The United States is credited with bringing forth some of the greatest technologies of our time—technologies that are being used today to raise the standard of education for people of all ages, in all circumstances, all around the globe. As a nation, we must take steps to ensure that students and teachers in the United States can benefit from these same resources.
Last month, President Obama announced the ConnectED initiative, a vision to bring high-speed internet access to 99 percent of our nation’s students within five years. This is a worthy and attainable goal.
A crucial component of the president’s vision is the need to update and reform the federal eRate funding program, which is overseen by the Federal Communications Commission (FCC). eRate funding reform is desperately needed. The program was created to help our schools and libraries get online. And it has been a success: Today, 16 years after the inception of the eRate, most schools and libraries are online; but their computer networks—and their budgets—are straining to meet the demands placed on them.
Students are bringing electronic devices onto campuses like never before. Personalized learning systems that support and augment the work of classroom teachers are no longer ideas for the future. These tools, and others like them, are here now—and eRate funding is positioned to help provide the bandwidth and wireless LAN infrastructure necessary to leverage these tools to revolutionize the work taking place in every single classroom and library nationwide.

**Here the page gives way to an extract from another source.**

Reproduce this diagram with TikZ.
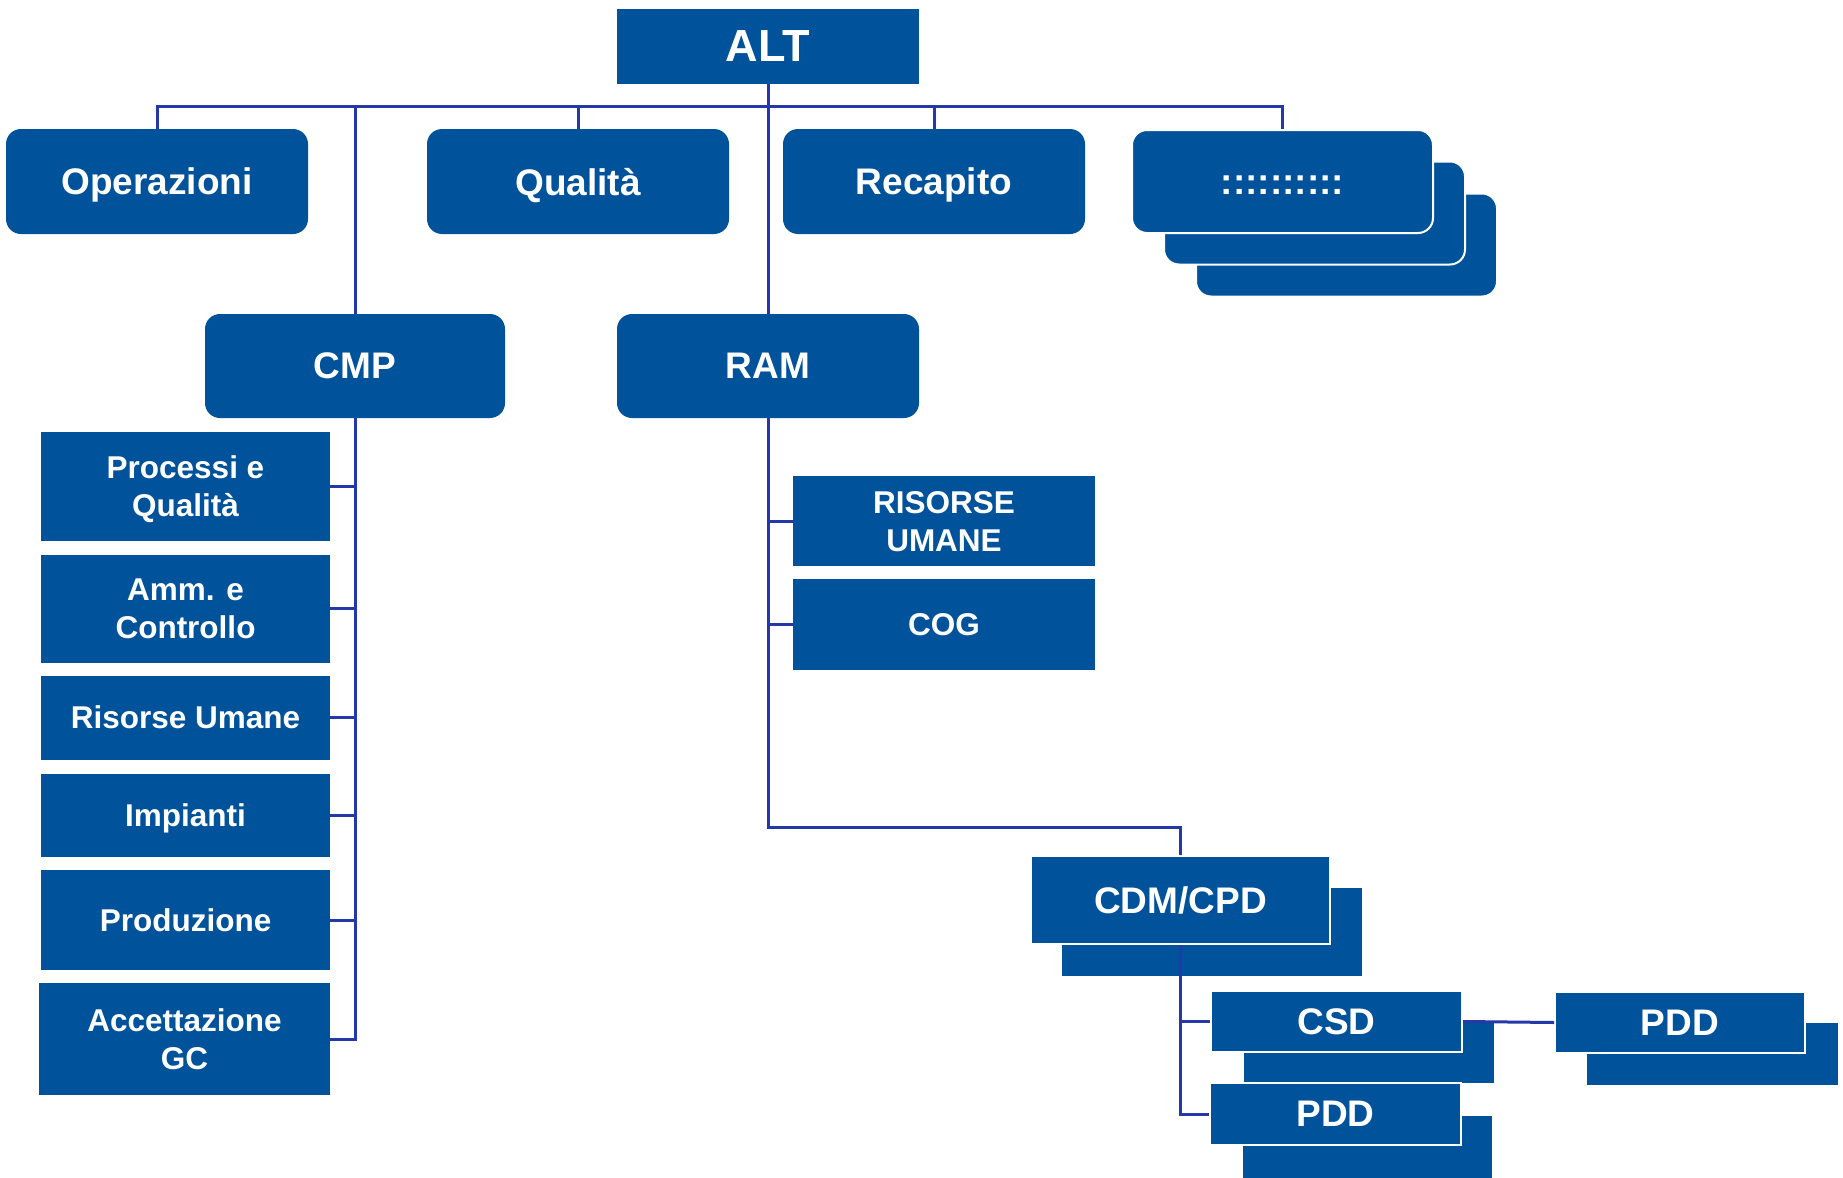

Yet, the eRate’s current framework bears the marks of the 1997 era in which it was launched. Back then, dial-up internet access was the norm, and the Wi-Fi Alliance was still two years from being born. (Yes, there was a day when we did not have Wi-Fi internet access.) In 1998, schools reported spending $15 per student in annual telecommunications and internet expenses. Today, that number is $50 per student and rising—an increase of 300 percent. Meanwhile, available eRate funding has increased a meager 6 percent.
Further compounding matters, a small percentage of “big spender” applicants want to consume the entire fund.